Fondasi Industri Kokoh
Optimisme pemerintah ini bukan tanpa dasar. Keberhasilan TMMIN yang secara akumulatif telah mengekspor 3 juta unit kendaraan ke lebih dari 100 negara sejak 1987 menjadi bukti bahwa industri dalam negeri memiliki kapasitas dan kualitas yang diakui dunia.
Fondasi ini ditopang oleh ekosistem rantai pasok yang solid dan berlapis, yang melibatkan 240 pemasok Tier-1 dan 540 pemasok Tier-2, termasuk industri kecil dan menengah di sektor baja, plastik, ban, hingga kaca.
Keberhasilan awal dari strategi ini sudah terlihat di pasar Australia. “Dan Indonesia sekarang juga terbuka untuk mengekspor otomotif ke Australia yang kita sudah punya perjanjian perdagangannya,” tambah Airlangga, menunjukkan bahwa perjanjian dagang yang sudah berjalan efektif terbukti mampu membuka keran ekspor.
Secara keseluruhan, pemerintah sedang memainkan permainan catur ekonomi di tingkat global.

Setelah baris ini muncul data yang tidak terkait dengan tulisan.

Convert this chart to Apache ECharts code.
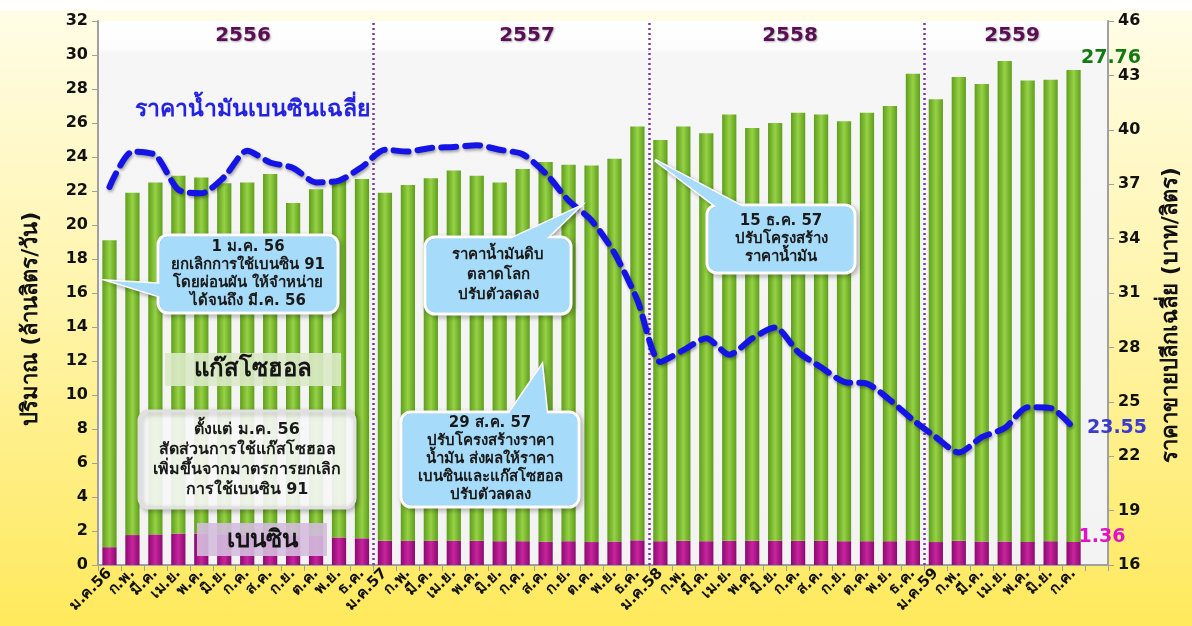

Dengan fondasi industri manufaktur yang kuat di dalam negeri, langkah selanjutnya adalah membongkar tembok-tembok penghalang di luar.
Keberhasilan strategi ini akan menjadi penentu apakah target Indonesia untuk menjadi pemain utama dalam rantai pasok otomotif globaldapatterwujud.